** START LISTED ENTRIES **
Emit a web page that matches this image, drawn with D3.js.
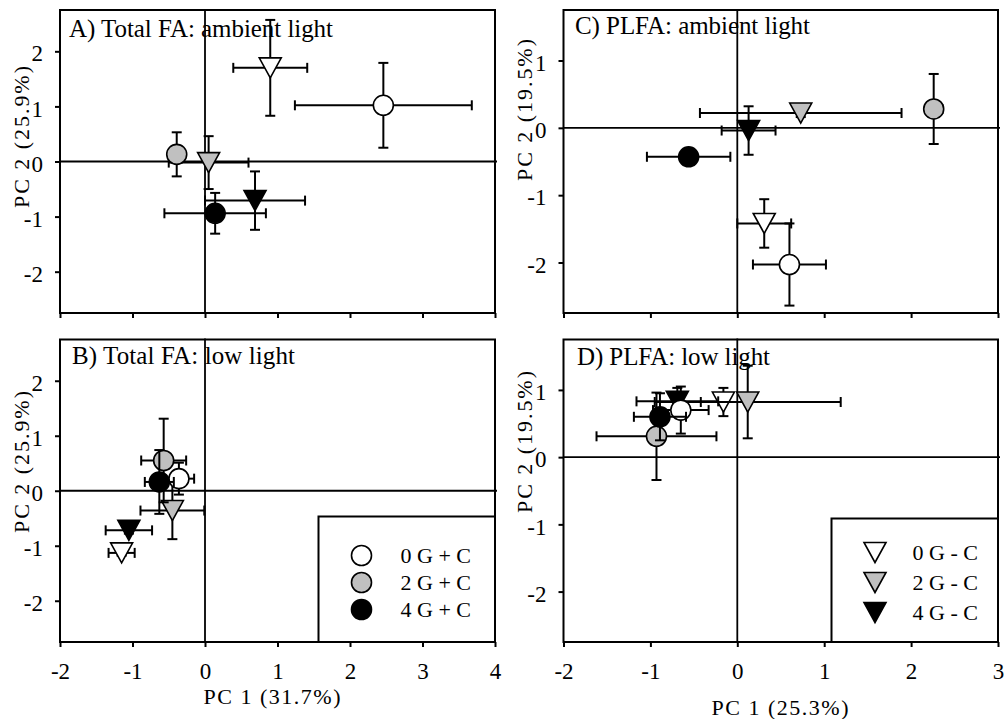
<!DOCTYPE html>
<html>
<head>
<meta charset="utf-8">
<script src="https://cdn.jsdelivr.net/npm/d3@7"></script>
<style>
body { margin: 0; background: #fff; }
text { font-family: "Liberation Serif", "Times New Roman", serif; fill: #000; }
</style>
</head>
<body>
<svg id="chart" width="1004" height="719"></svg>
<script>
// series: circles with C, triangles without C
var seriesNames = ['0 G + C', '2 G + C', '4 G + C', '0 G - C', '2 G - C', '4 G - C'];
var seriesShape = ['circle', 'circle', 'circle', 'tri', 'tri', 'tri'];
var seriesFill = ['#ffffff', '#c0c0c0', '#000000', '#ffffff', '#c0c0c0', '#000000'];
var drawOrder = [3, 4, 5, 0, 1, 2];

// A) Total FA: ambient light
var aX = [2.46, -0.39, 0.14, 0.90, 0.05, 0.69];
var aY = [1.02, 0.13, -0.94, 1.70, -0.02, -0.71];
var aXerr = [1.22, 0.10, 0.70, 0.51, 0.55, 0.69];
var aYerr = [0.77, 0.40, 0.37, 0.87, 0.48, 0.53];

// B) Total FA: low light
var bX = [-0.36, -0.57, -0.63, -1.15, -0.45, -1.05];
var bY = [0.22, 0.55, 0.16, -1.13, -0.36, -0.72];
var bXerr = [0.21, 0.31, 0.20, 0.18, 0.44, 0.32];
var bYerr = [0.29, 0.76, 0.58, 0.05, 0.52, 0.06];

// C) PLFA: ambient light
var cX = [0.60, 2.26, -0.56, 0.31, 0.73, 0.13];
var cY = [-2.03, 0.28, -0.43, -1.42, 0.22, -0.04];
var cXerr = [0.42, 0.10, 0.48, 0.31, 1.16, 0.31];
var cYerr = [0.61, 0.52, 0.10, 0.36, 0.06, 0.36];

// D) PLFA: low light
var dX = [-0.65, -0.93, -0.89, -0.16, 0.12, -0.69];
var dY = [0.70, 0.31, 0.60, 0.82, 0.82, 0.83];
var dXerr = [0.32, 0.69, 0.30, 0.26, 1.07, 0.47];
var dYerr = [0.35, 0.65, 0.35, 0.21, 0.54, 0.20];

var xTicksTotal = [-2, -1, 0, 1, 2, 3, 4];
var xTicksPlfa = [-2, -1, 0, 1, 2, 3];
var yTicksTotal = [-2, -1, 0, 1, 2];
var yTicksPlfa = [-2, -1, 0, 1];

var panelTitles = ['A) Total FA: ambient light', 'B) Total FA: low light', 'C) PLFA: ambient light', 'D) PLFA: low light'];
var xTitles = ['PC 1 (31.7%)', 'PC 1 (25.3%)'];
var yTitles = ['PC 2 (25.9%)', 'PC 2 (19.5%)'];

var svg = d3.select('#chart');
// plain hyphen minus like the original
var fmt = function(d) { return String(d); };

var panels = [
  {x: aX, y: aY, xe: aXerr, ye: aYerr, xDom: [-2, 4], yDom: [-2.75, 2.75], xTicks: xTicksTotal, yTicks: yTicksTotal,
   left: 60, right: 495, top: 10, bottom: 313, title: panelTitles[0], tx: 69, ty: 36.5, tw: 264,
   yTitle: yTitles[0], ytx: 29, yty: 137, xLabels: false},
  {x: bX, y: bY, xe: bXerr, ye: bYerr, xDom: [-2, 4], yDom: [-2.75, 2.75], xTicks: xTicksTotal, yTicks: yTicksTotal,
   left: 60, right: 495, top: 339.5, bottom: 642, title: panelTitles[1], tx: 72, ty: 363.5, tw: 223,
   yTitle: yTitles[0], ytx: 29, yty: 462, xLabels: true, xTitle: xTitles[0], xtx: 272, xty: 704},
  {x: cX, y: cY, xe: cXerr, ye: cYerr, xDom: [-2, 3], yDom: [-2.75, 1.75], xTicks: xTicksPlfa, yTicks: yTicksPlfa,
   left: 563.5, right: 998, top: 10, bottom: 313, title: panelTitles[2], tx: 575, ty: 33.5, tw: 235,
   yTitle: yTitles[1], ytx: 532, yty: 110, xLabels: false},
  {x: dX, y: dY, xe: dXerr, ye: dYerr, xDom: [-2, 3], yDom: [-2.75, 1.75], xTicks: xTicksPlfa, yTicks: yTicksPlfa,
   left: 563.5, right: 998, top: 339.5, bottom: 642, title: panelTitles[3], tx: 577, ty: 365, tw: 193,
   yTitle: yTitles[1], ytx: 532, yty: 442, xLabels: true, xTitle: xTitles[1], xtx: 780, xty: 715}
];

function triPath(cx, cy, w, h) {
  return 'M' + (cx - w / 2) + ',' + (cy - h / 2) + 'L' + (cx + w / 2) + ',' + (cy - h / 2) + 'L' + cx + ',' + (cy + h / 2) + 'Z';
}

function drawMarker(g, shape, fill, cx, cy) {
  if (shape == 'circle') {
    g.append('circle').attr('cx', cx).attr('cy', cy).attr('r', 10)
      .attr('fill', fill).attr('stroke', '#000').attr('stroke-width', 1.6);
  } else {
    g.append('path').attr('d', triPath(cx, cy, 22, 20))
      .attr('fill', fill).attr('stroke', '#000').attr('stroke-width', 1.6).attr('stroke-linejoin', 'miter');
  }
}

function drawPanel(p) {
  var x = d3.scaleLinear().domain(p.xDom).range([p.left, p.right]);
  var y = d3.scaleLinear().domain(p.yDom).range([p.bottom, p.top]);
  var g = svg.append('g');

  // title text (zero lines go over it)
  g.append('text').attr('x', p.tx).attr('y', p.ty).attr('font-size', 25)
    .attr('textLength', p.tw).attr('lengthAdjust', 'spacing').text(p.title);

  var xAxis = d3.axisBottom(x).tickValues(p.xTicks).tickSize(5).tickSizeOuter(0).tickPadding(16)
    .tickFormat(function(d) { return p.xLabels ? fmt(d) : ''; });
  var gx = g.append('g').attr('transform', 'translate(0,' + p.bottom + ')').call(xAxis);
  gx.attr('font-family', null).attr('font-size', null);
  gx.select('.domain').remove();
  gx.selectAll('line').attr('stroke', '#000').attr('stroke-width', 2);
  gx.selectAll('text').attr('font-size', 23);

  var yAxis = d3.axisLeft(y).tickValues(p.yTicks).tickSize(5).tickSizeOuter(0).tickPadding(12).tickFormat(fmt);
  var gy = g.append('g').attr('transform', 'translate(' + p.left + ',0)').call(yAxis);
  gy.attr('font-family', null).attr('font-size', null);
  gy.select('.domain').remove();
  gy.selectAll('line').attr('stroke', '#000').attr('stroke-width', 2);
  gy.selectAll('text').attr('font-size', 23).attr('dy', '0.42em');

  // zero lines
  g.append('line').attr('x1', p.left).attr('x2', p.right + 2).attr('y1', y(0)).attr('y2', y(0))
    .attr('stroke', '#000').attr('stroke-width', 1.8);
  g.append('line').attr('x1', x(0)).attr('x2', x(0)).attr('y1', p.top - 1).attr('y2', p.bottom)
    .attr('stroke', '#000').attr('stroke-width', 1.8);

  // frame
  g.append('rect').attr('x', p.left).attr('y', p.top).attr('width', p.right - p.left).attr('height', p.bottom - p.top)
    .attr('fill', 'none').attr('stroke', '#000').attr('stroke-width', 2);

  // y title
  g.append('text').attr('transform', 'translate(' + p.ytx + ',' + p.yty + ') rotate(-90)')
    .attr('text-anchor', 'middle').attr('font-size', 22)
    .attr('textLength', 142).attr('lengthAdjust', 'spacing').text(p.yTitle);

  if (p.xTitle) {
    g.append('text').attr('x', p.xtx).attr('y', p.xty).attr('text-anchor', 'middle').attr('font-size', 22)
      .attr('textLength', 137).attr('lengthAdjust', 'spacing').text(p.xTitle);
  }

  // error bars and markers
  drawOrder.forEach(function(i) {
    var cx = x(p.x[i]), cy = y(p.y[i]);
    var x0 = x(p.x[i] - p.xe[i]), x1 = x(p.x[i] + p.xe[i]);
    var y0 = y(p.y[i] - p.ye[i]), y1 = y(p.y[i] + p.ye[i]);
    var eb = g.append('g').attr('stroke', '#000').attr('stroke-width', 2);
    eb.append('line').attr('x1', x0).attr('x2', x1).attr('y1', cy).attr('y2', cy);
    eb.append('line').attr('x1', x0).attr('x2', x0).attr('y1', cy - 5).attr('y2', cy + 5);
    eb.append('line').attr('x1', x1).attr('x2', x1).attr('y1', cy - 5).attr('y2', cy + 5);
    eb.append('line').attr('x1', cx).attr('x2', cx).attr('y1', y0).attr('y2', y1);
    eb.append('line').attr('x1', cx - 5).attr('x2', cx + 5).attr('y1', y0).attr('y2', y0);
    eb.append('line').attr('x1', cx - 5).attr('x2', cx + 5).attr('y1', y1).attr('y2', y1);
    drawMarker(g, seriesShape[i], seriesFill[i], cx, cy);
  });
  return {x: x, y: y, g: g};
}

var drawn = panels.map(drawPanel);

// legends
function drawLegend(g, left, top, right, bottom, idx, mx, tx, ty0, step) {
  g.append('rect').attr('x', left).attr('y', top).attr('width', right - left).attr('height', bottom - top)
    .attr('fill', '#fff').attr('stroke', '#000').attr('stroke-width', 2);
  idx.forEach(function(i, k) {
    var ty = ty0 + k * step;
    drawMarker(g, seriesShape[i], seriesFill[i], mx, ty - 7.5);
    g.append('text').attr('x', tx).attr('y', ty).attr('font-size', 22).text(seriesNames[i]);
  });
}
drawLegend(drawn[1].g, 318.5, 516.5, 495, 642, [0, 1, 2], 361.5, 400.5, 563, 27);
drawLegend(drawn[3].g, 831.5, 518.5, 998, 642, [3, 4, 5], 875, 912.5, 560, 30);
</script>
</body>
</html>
** END LISTED ENTRIES **
** START LISTED ENTRIES **
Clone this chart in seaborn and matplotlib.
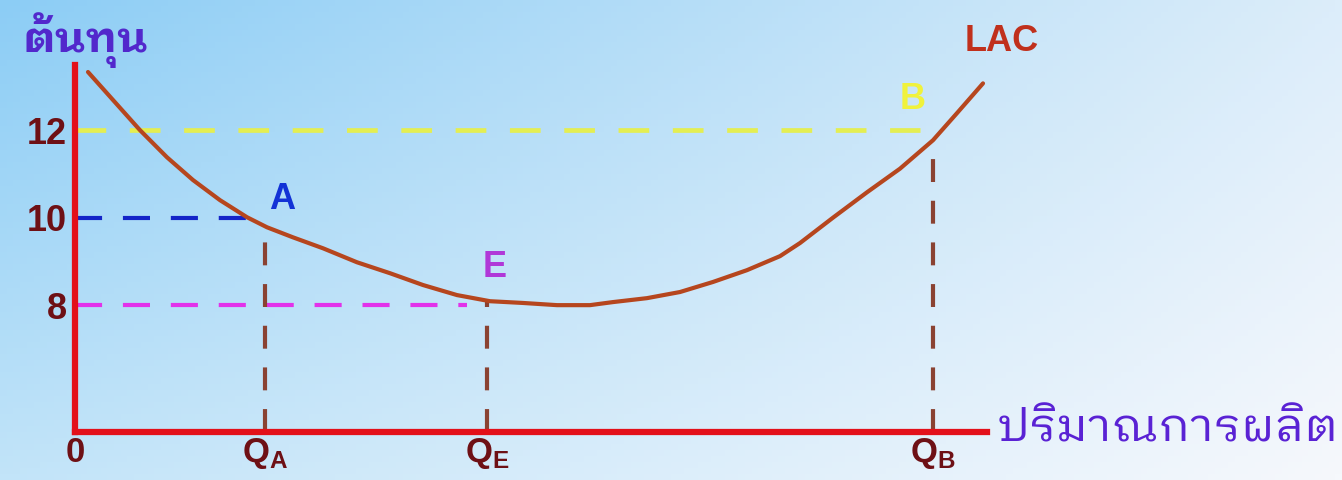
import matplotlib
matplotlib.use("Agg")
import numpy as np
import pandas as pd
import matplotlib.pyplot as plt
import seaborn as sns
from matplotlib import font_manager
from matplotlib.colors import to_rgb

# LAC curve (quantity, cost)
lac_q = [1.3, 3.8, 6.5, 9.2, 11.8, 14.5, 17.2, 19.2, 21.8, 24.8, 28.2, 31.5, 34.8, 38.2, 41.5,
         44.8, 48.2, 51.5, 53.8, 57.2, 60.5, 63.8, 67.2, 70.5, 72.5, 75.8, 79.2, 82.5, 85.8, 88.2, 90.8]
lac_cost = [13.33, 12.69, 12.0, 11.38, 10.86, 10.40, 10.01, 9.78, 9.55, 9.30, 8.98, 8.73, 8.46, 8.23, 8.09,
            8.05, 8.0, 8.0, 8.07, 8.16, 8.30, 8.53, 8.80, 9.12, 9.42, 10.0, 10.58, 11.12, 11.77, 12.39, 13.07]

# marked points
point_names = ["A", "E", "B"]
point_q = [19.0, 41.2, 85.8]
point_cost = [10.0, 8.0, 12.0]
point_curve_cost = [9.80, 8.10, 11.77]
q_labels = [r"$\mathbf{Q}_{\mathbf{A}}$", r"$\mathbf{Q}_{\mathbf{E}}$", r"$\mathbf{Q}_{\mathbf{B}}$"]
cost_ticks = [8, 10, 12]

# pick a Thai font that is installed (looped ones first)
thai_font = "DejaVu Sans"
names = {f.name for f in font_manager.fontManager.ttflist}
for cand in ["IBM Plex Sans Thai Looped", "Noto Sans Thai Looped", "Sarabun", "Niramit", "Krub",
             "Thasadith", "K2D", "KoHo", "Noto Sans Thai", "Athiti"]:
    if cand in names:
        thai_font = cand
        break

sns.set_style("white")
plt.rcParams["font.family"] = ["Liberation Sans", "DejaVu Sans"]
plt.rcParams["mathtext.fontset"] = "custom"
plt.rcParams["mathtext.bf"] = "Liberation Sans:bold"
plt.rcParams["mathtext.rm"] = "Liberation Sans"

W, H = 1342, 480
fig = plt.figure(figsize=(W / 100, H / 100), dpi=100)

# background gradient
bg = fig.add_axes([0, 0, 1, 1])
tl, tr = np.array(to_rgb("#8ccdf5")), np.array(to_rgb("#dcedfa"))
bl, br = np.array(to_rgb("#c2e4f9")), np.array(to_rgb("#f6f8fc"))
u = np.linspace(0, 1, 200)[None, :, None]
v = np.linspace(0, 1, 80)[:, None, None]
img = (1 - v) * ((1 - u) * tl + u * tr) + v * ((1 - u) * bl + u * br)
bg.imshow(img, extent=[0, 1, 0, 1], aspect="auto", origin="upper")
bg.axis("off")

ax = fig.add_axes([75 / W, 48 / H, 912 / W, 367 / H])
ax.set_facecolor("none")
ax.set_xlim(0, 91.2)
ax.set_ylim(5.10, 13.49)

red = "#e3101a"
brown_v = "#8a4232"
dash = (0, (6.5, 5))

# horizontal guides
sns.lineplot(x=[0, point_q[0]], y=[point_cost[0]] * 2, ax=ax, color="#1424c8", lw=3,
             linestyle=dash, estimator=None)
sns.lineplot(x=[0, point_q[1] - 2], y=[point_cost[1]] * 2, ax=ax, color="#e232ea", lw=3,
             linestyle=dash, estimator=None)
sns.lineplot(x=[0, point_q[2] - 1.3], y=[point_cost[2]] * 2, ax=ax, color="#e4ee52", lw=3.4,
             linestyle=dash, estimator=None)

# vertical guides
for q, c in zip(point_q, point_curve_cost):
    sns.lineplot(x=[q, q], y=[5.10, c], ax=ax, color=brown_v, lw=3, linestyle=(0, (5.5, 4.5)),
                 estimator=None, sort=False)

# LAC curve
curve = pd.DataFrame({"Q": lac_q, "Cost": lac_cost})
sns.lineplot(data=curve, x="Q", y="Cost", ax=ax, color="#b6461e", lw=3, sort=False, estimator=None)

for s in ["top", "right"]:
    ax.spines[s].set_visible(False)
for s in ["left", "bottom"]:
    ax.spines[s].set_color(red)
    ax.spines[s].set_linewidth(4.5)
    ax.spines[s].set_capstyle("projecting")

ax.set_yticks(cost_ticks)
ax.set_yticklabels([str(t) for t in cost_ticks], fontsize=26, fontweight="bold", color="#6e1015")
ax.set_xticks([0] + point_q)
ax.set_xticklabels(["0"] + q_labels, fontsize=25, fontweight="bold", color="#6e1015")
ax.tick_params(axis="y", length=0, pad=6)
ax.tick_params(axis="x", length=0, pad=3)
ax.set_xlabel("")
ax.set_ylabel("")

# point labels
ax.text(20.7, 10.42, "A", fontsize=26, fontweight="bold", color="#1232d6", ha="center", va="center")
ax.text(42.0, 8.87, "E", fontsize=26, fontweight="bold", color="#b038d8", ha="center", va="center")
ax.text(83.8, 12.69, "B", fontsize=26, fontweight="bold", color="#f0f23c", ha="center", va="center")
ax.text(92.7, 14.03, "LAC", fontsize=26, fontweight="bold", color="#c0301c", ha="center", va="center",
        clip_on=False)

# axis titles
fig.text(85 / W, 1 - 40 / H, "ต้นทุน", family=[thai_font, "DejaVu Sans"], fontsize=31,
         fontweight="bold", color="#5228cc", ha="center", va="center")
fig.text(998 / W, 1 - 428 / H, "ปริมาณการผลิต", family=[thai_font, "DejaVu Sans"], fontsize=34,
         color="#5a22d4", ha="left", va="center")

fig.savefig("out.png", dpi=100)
** END LISTED ENTRIES **
• TASK OBJECTIVE: Above are the records. Copy only the lines from the one with "Clone this chart in seaborn and matplotlib." through the one with "from matplotlib.colors import to_rgb", exactly, with no pictures.

• FINAL ANSWER:
Clone this chart in seaborn and matplotlib.
import matplotlib
matplotlib.use("Agg")
import numpy as np
import pandas as pd
import matplotlib.pyplot as plt
import seaborn as sns
from matplotlib import font_manager
from matplotlib.colors import to_rgb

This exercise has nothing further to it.